De son côté, Yu, qui a travaillé toute la nuit, est réveillé après deux heures de sommeil par
Janice Ames, une dame patronneuse agaçante, mais qui a fait beaucoup pour lui. Elle s'inquiète pour son fils Teddy, qui n'est pas réapparu depuis hier. Elle demande à Yu d'aller se renseigner chez les Hemingway, chez qui Teddy était parti travailler la veille. Malgré la fatigue, Yu accepte.
Après s'être rencontrés sur la route, nos deux personnages mal assortis vont se retrouver à enquêter ensemble sur la disparition de Teddy.
Leurs recherches auprès des amis de Teddy, de la communauté hippie de la ville puis de quelques notables leur apprend que le jeune homme est homosexuel, et qu'il a eu une relation d'un soir avec
Ralph Patterson, un voisin des Hemingway. Hélas, ce dernier a révélé à Darlene que Teddy avait parlé d'Ernest, qu'il semblait trouver à son goût.
Ernest commence à entrevoir l'affreuse vérité : il n'en a pas fallu plus pour que sa psychopathe de mère décide d'éliminer le pauvre Teddy qui risquait de pervertir son fils !
De son côté, Darlene se doute qu'Ernest et Yu enquêtent sur la disparition. Elle charge ses contremaîtres, les
frères Butts, qui se sont déjà occupé de Teddy, de régler son compte à son ouvrier chinois. Mais Ernest, après avoir récupéré son fusil de chasse, parvient à les maîtriser. Les deux frères avouent leur forfait, et révèlent le corps, caché dans la chambre froide de l'abattoir.

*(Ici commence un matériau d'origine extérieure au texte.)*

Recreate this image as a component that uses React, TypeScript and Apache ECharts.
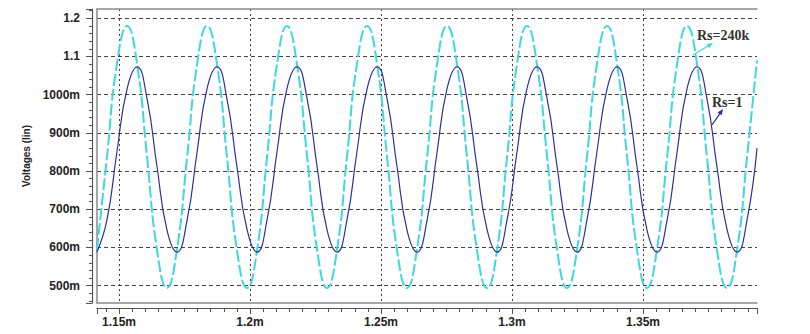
import React, { useEffect, useRef } from "react";
import * as echarts from "echarts";

// Time samples (ms, axis shows "m")
const timeMs = [
  1.1416, 1.1454, 1.1492, 1.1531, 1.1569, 1.1607, 1.1645, 1.1683,
  1.1721, 1.1760, 1.1798, 1.1836, 1.1874, 1.1912, 1.1950, 1.1989,
  1.2027, 1.2065, 1.2103, 1.2141, 1.2179, 1.2218, 1.2256, 1.2294,
  1.2332, 1.2370, 1.2408, 1.2447, 1.2485, 1.2523, 1.2561, 1.2599,
  1.2637, 1.2676, 1.2714, 1.2752, 1.2790, 1.2828, 1.2866, 1.2905,
  1.2943, 1.2981, 1.3019, 1.3057, 1.3095, 1.3134, 1.3172, 1.3210,
  1.3248, 1.3286, 1.3324, 1.3363, 1.3401, 1.3439, 1.3477, 1.3515,
  1.3553, 1.3592, 1.3630, 1.3668, 1.3706, 1.3744, 1.3782, 1.3821,
  1.3859, 1.3897, 1.3935,
];

// Rs=240k (cyan) voltages
const rs240k = [
  0.594, 0.837, 1.080, 1.180, 1.080, 0.837, 0.594, 0.494,
  0.594, 0.837, 1.080, 1.180, 1.080, 0.837, 0.594, 0.494,
  0.594, 0.837, 1.080, 1.180, 1.080, 0.837, 0.594, 0.494,
  0.594, 0.837, 1.080, 1.180, 1.080, 0.837, 0.594, 0.494,
  0.594, 0.837, 1.080, 1.180, 1.080, 0.837, 0.594, 0.494,
  0.594, 0.837, 1.080, 1.180, 1.080, 0.837, 0.594, 0.494,
  0.594, 0.837, 1.080, 1.180, 1.080, 0.837, 0.594, 0.494,
  0.594, 0.837, 1.080, 1.180, 1.080, 0.837, 0.594, 0.494,
  0.594, 0.837, 1.090,
];

// Rs=1 (navy) voltages
const rs1 = [
  0.588, 0.672, 0.850, 1.016, 1.073, 0.989, 0.812, 0.646,
  0.588, 0.672, 0.850, 1.016, 1.073, 0.989, 0.812, 0.646,
  0.588, 0.672, 0.850, 1.016, 1.073, 0.989, 0.812, 0.646,
  0.588, 0.672, 0.850, 1.016, 1.073, 0.989, 0.812, 0.646,
  0.588, 0.672, 0.850, 1.016, 1.073, 0.989, 0.812, 0.646,
  0.588, 0.672, 0.850, 1.016, 1.073, 0.989, 0.812, 0.646,
  0.588, 0.672, 0.850, 1.016, 1.073, 0.989, 0.812, 0.646,
  0.588, 0.672, 0.850, 1.016, 1.073, 0.989, 0.812, 0.646,
  0.588, 0.672, 0.860,
];

const X_MIN = 1.1416;
const X_MAX = 1.3935;
const Y_MIN = 0.4547;
const Y_MAX = 1.2243;

const CYAN = "#3fd8dc";
const NAVY = "#2f2f98";
const GRID_COLOR = "#444";
const FRAME_COLOR = "#8a8a8a";
const LABEL_FONT = "'Liberation Sans', Arial, sans-serif";
const SERIF = "'Liberation Serif', 'Times New Roman', serif";

function arrow(x1: number, y1: number, x2: number, y2: number, color: string) {
  const dx = x2 - x1;
  const dy = y2 - y1;
  const len = Math.sqrt(dx * dx + dy * dy);
  const ux = dx / len;
  const uy = dy / len;
  const nx = -uy;
  const ny = ux;
  const hl = 6;
  const hw = 2.5;
  return {
    type: "group",
    children: [
      {
        type: "line",
        shape: { x1, y1, x2: x2 - ux * 2, y2: y2 - uy * 2 },
        style: { stroke: color, lineWidth: 1.3 },
      },
      {
        type: "polygon",
        shape: {
          points: [
            [x2, y2],
            [x2 - ux * hl + nx * hw, y2 - uy * hl + ny * hw],
            [x2 - ux * hl - nx * hw, y2 - uy * hl - ny * hw],
          ],
        },
        style: { fill: color },
      },
    ],
  };
}

export default function App() {
  const ref = useRef<HTMLDivElement>(null);

  useEffect(() => {
    if (!ref.current) return;
    const chart = echarts.init(ref.current, undefined, { renderer: "svg" });

    const frameAxis = {
      min: X_MIN,
      max: X_MAX,
      type: "value",
      axisLine: { show: true, onZero: false, lineStyle: { color: FRAME_COLOR, width: 1.5 } },
      axisTick: { show: false },
      axisLabel: { show: false },
      splitLine: { show: false },
    };

    chart.setOption({
      animation: false,
      backgroundColor: "#ffffff",
      grid: {
        left: 97,
        right: 53,
        top: 9,
        bottom: 31,
        containLabel: false,
        outerBoundsMode: "none",
      },
      xAxis: [
        {
          type: "value",
          position: "bottom",
          offset: 5,
          min: X_MIN,
          max: X_MAX,
          splitNumber: 5,
          name: "Time (lin) (TIME)",
          nameLocation: "middle",
          nameGap: 21,
          nameTextStyle: {
            fontFamily: LABEL_FONT,
            fontWeight: "bold",
            fontSize: 12,
            color: "#222",
          },
          axisLine: { show: true, onZero: false, lineStyle: { color: "#555", width: 1.2 } },
          axisTick: { show: true, length: 6, lineStyle: { color: "#555" } },
          minorTick: { show: true, splitNumber: 10, length: 4, lineStyle: { color: "#555" } },
          axisLabel: {
            show: true,
            margin: 8,
            showMinLabel: false,
            showMaxLabel: false,
            fontFamily: LABEL_FONT,
            fontWeight: "bold",
            fontSize: 12,
            color: "#222",
            formatter: (v: number) => `${+v.toFixed(2)}m`,
          },
          splitLine: {
            show: true,
            showMinLine: false,
            showMaxLine: false,
            lineStyle: { color: GRID_COLOR, type: [2, 3], width: 1 },
          },
        },
        { ...frameAxis, position: "bottom", offset: 0 },
        { ...frameAxis, position: "top", offset: 0 },
      ],
      yAxis: [
        {
          type: "value",
          position: "left",
          offset: 5,
          min: Y_MIN,
          max: Y_MAX,
          splitNumber: 7,
          name: "Voltages (lin)",
          nameLocation: "middle",
          nameGap: 57,
          nameRotate: 90,
          nameTextStyle: {
            fontFamily: LABEL_FONT,
            fontWeight: "bold",
            fontSize: 10,
            color: "#222",
          },
          axisLine: { show: true, onZero: false, lineStyle: { color: "#555", width: 1.2 } },
          axisTick: { show: true, length: 6, lineStyle: { color: "#555" } },
          minorTick: { show: true, splitNumber: 5, length: 3, lineStyle: { color: "#555" } },
          axisLabel: {
            show: true,
            margin: 12,
            showMinLabel: false,
            showMaxLabel: false,
            fontFamily: LABEL_FONT,
            fontWeight: "bold",
            fontSize: 12,
            color: "#222",
            formatter: (v: number) =>
              v > 1.05 ? v.toFixed(1) : `${Math.round(v * 1000)}m`,
          },
          splitLine: {
            show: true,
            showMinLine: false,
            showMaxLine: false,
            lineStyle: { color: GRID_COLOR, type: [4, 3], width: 1 },
          },
        },
        {
          type: "value",
          position: "left",
          offset: 0,
          min: Y_MIN,
          max: Y_MAX,
          axisLine: { show: true, onZero: false, lineStyle: { color: FRAME_COLOR, width: 1.5 } },
          axisTick: { show: false },
          axisLabel: { show: false },
          splitLine: { show: false },
        },
      ],
      series: [
        {
          name: "Rs=240k",
          type: "line",
          xAxisIndex: 0,
          yAxisIndex: 0,
          smooth: true,
          symbol: "none",
          data: timeMs.map((t, i) => [t, rs240k[i]]),
          lineStyle: { color: CYAN, width: 2, type: [12, 3] },
          z: 3,
        },
        {
          name: "Rs=1",
          type: "line",
          xAxisIndex: 0,
          yAxisIndex: 0,
          smooth: true,
          symbol: "none",
          data: timeMs.map((t, i) => [t, rs1[i]]),
          lineStyle: { color: NAVY, width: 1.2 },
          z: 4,
        },
      ],
      graphic: [
        {
          type: "text",
          x: 697,
          y: 28,
          style: {
            text: "Rs=240k",
            fill: "#333",
            font: `bold 14px ${SERIF}`,
          },
          z: 10,
        },
        arrow(693, 55, 713, 43, CYAN),
        {
          type: "text",
          x: 712,
          y: 95,
          style: {
            text: "Rs=1",
            fill: "#333",
            font: `bold 14px ${SERIF}`,
          },
          z: 10,
        },
        arrow(712, 125, 723, 109, NAVY),
      ],
    });

    return () => {
      chart.dispose();
    };
  }, []);

  return (
    <div
      ref={ref}
      style={{ position: "fixed", left: 0, top: 0, width: 810, height: 334, background: "#fff" }}
    />
  );
}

Ernest, malgré l'horreur que lui inspire sa mère, ne peut se résoudre à la faire arrêter. Il fait jouer ses relations pour que le shérif ne tiennent pas compte des déclarations des frères Butts la concernant. La justice conclura un à triste crime haineux.
Yu profite de l'affaire pour monnayer son silence auprès d'Ernest. L'argent lui permet de quitter définitivement Misty River et le Montana.

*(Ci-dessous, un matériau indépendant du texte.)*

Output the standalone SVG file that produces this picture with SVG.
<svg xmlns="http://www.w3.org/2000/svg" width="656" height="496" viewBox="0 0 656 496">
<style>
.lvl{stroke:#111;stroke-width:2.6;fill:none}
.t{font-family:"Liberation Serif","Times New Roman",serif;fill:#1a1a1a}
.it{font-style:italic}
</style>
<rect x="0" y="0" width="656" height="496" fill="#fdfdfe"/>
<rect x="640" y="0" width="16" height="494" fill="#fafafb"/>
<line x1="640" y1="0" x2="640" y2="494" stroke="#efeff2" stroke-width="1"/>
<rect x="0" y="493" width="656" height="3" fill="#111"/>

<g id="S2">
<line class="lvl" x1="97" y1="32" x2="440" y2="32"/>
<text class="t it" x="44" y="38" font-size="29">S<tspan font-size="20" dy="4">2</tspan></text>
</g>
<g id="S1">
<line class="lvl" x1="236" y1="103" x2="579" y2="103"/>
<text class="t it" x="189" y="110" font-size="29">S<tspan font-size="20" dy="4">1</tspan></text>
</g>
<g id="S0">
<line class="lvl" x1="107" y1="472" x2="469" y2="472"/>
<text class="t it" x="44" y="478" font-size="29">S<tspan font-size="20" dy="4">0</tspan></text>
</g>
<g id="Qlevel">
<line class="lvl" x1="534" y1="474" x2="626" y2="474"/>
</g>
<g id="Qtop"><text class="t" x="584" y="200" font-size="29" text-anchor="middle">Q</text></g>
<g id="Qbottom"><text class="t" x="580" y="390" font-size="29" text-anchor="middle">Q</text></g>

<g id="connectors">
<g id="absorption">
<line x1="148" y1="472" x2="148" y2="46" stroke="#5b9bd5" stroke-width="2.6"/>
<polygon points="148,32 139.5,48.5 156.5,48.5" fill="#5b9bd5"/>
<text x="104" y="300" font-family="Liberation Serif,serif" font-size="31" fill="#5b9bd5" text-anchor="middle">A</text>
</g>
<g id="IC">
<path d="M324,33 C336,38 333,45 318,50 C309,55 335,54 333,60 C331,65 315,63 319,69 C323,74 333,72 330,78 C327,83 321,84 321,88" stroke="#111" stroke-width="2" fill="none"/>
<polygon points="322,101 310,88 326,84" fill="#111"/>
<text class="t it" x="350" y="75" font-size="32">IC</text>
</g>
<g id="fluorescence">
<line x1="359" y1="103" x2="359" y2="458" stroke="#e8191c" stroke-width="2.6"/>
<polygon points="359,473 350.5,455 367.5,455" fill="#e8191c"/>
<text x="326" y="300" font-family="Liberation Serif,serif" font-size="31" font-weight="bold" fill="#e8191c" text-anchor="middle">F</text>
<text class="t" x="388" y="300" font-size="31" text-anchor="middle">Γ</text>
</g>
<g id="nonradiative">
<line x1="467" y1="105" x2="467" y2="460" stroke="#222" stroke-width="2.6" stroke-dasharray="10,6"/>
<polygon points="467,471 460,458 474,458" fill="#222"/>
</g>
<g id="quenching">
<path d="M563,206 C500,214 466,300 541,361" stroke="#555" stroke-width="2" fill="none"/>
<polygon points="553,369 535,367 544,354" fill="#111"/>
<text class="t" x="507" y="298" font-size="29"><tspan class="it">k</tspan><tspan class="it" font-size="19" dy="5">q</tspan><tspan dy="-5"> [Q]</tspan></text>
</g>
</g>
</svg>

Ernest se retrouve à nouveau seul avec sa mère, avec un nouveau secret à ne pas évoquer...
Un extrait du tableau Miro.
Retour sur la partie
- Je ne me suis pas senti de jouer complètement "sur le pouce", puisqu'il y a eu quelques jours entre la préparation et la partie. Mais je n'avais rien prévu avant la phase de création, et le scénario est venu en dix minutes en tirant les éléments sur une table aléatoire (allez, je me suis permis de retirer un peu les dés). Et du coup, on a vraiment eu une intrigue adaptée aux personnages, avec un mystère pas trop complexe, ce qui a permis de mettre l'accent sur les personnages eux-mêmes et leurs problèmes personnels.
- Le système de Café Noir roule bien. Il y a quelques points sur lesquels j'ai des réserves (j'ai notamment laissé tomber le dé d'enquête en cours de partie), mais j'ai adoré le principe du dé d'usure (ou dé de risque). Tout s'érode, se délite et part en sucette : les ancres (les personnes qui nous remontent le moral), les dettes (celles qui nous doivent un coup de main), le matériel, les menaces...

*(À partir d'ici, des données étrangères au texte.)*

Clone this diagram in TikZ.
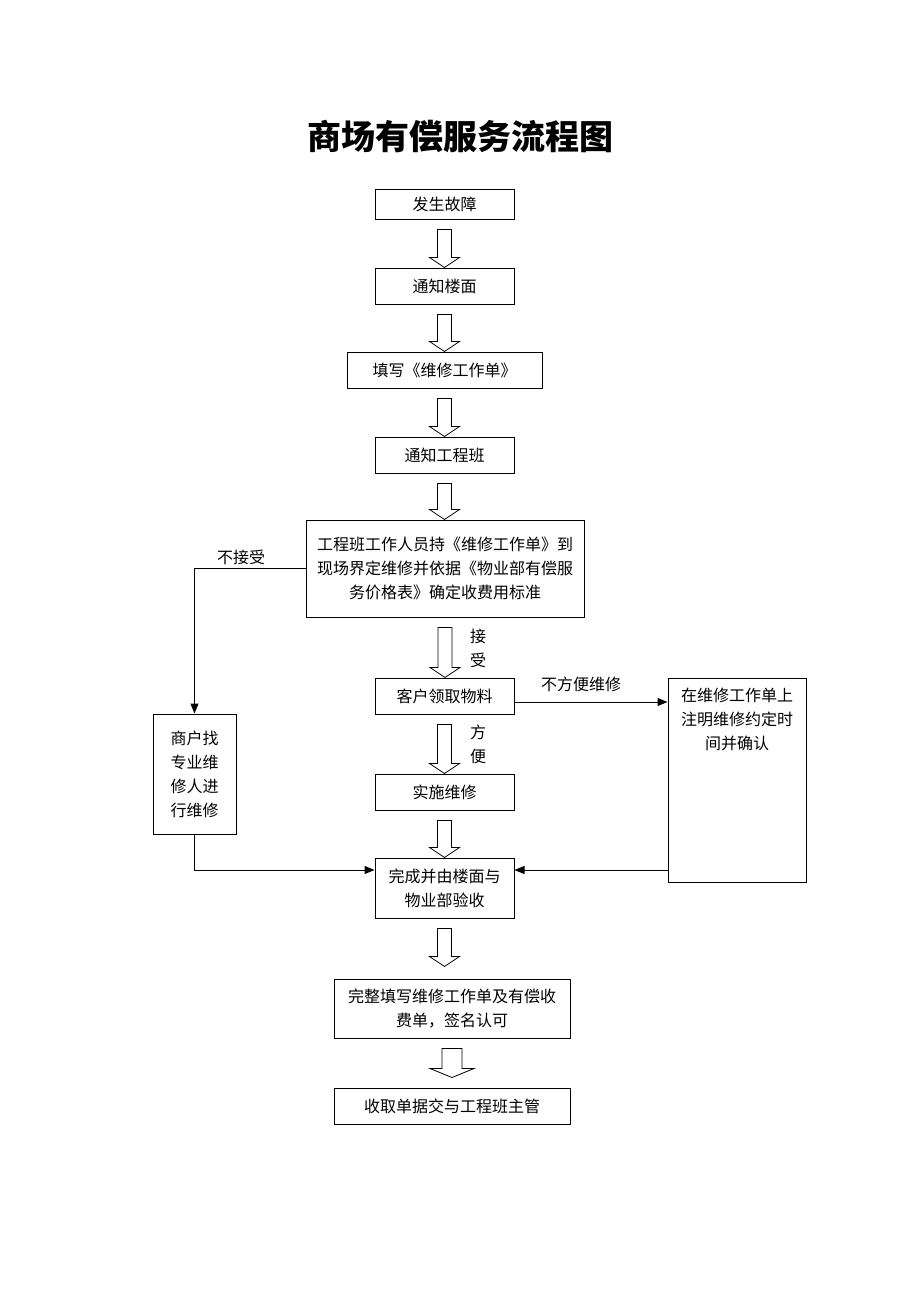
\documentclass[tikz,border=0pt]{standalone}
\usepackage{fontspec}
\setmainfont{Noto Sans CJK SC}
\usetikzlibrary{arrows.meta,calc}
\tikzset{
  stepbox/.style = {draw, line width=1pt, minimum height=36, align=center,
                    inner sep=2pt, font=\fontsize{16}{24}\selectfont},
  note/.style    = {inner sep=0pt, align=center, font=\fontsize{16}{24}\selectfont},
  link/.style    = {line width=1pt, -{Triangle[length=10pt,width=8pt]}},
  hollow/.style  = {draw, line width=0.8pt, fill=white, line join=miter}
}
\newcommand{\shafthalf}{7}
\newcommand{\headhalf}{15}
\newcommand{\headlen}{10}
\newcommand{\blockarrow}[3][0]{%
  \draw[hollow] let \p1=(#2.south), \p2=(#3.north) in
    (\x1-\shafthalf,\y1-10) -- (\x1+\shafthalf,\y1-10)
    -- (\x1+\shafthalf,\y2+#1+\headlen) -- (\x1+\headhalf,\y2+#1+\headlen)
    -- (\x1,\y2+#1) -- (\x1-\headhalf,\y2+#1+\headlen)
    -- (\x1-\shafthalf,\y2+#1+\headlen) -- cycle;}

\begin{document}
\begin{tikzpicture}[x=1pt,y=-1pt]
	\useasboundingbox (0,0) rectangle (920,1302);
	\node[font=\fontsize{34}{40}\selectfont\bfseries] (title) at (460,137) {商场有偿服务流程图};
	\node[stepbox, minimum width=139, minimum height=30] (fault) at (444.5,204) {发生故障};
	\node[stepbox, minimum width=139] (notify) at (444.5,286) {通知楼面};
	\node[stepbox, minimum width=195] (form) at (444.5,370) {填写《维修工作单》};
	\node[stepbox, minimum width=139] (team) at (444.5,455) {通知工程班};
	\node[stepbox, minimum width=278, minimum height=97] (assess) at (445,568.5)
		{工程班工作人员持《维修工作单》到\\现场界定维修并依据《物业部有偿服\\务价格表》确定收费用标准};
	\node[stepbox, minimum width=139] (material) at (444.5,696) {客户领取物料};
	\node[stepbox, minimum width=139] (repair) at (444.5,792) {实施维修};
	\node[stepbox, minimum width=139, minimum height=60] (accept) at (444.5,888) {完成并由楼面与\\物业部验收};
	\node[stepbox, minimum width=236, minimum height=59] (fill) at (452,1008.5) {完整填写维修工作单及有偿收\\费单，签名认可};
	\node[stepbox, minimum width=236] (hand) at (452,1106) {收取单据交与工程班主管};
	\node[stepbox, minimum width=83, minimum height=120] (self) at (194.5,774) {商户找\\专业维\\修人进\\行维修};
	\node[stepbox, minimum width=138, minimum height=204] (confirm) at (737,780) {};
	\node[note, anchor=north] (confirmtext) at ([yshift=-10pt]confirm.north) {在维修工作单上\\注明维修约定时\\间并确认};

	\blockarrow{fault}{notify}
	\blockarrow{notify}{form}
	\blockarrow{form}{team}
	\blockarrow{team}{assess}
	\blockarrow{assess}{material}
	\blockarrow{material}{repair}
	\blockarrow{repair}{accept}
	\blockarrow[12]{accept}{fill}
	\renewcommand{\shafthalf}{10}
	\renewcommand{\headhalf}{22}
	\renewcommand{\headlen}{9}
	\blockarrow[10]{fill}{hand}

	\coordinate (outM) at ([yshift=-6pt]material.east);
	\coordinate (inL) at ([yshift=18pt]accept.west);
	\coordinate (inR) at ([yshift=18pt]accept.east);
	\draw[link] (assess.west) -| (self.north);
	\draw[link] (outM) -- (outM -| confirm.west);
	\draw[link] (self.south) |- (inL);
	\draw[link] (confirm.west |- inR) -- (inR);

	\node[note] (refuse) at (241,557) {不接受};
	\node[note] (agree) at (478,648) {接\\受};
	\node[note] (inconv) at (581,684) {不方便维修};
	\node[note] (conv) at (478,744) {方\\便};
\end{tikzpicture}
\end{document}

Du coup, j'en ai même rajouté dans mon cadre de jeu : les personnages ont un démon intérieur (la mère toxique pour l'un, le racisme pour l'autre), et il y a une source de tension secondaire en plus de l'affaire criminelle (ici, la fuite dans le toit qui empirait). A chaque scène, on jetait au moins un dé de risque (la menace représentée par Darlene, un démon intérieur ou le problème du toit). Ça donnait vraiment l'impression que les emmerdes s'accumulaient sur les personnages, que tout se combinait pour leur pourrir la vie. Pour moi, on est exactement dans le Noir tel que je l'aime.
- Le joueur (
@184201739) de Yu et la joueuse (presque débutante) d'Ernest ont parfaitement interprété leurs losers. Du coup, on n'était pas dans une dynamique
"Comment faire gagner mon personnage ?" et ça a donné des réactions plutôt rares en jeu de rôle. Dans la même situation, combien de joueurs chevronnés auraient essayé de buter Darlene ? Qu'une joueuse accepte de laisser son personnage dans un statu quo parfaitement infernal (ne pas dénoncer sa mère, et continuer à vivre avec psychopathe), j'ai trouvé ça beaucoup plus fort.